A Google search for comparative values of human error rates with our values quickly revealed one thing: virtually every provider of software for automating receipt capturing and accounting systems mentions the human error source, but none mentions a concrete figure. This also reflects our experience from discussions with customers. Human error is recognised but not measured in invoice capturing.
The situation is different with machines. The tolerance for error is low and the motto is rather: It all starts with the KPI (Key Performance Indicator). However, one must not forget that the machine is either created by humans or, as with artificial intelligence, very often learns from humans. Our BLU DELTA Invoice Capturing Intelligence therefore does not function detached from the human error rate, but this is decisive for the quality of our AI product in several respects (see also Benefits of AI).

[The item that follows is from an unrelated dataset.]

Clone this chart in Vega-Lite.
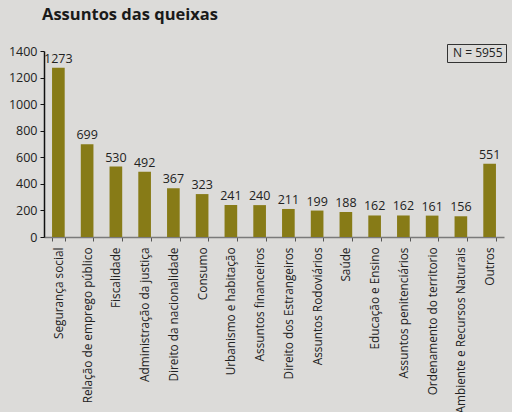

The human error rate as an anchor point for AI
But how many errors are permissible? In the development of AI systems, the human error rate gives us an optimal orientation point. If our algorithm has an error rate of 10%, but the human error rate is 2%, this is an important indication of the quality and for further optimisation of the AI (see also Andrew Ng‘s Machine Learning Yearning, chapter 33). Because our AI should of course be better than humans!
Artificial intelligence “learns” from human error
We train our AI with data collected by our data capturers (also known as labellers). The quality and representativeness of the data for the use case play a decisive role: to make the error rate of our AI better than that of humans, we need data that contain as few human errors as possible. At BLU DELTA, we have defined our own rules and developed systems to ensure this.
Our human error rate: 2% and 7%
Receipt capturing is about recognising the correct characteristics of an invoice. The data capturer or accountant transfers the characteristic they are looking for (e.g. the gross total amount) from a scan or image of the invoice and enters it into a data template. This data is then recorded in our labelling tool and processed for further measurements or training. The correctness of the data is checked in a multi-stage process, whereby difficult or unclear entries are additionally screened.
There are different levels of difficulty: The gross total is often a particularly highlighted amount with reference to a currency information with a usually unique position on the invoice. For this type of characteristic, we have measured an average error rate of 2% for our data capturers. Other features that do not always have to be present, whose format is more general and whose position on the invoice is virtually arbitrary, are significantly more difficult. Here we measured an error rate of 7%.
For the error rate measurement of the easy and clearly recognisable characteristics, we examined 1052 characteristics records from 9 data capturers as a basis, and for the measurement of the difficult to recognise characteristics we used 231 characteristics records from 2 data capturers as a basis for analysis.
A guide to the quality of BLU DELTA models
From this, a guideline for our BLU DELTA AI models is derived. The error rate for clearly recognisable characteristics should be at least less than 2% (or 7% for hard-to-recognise characteristics).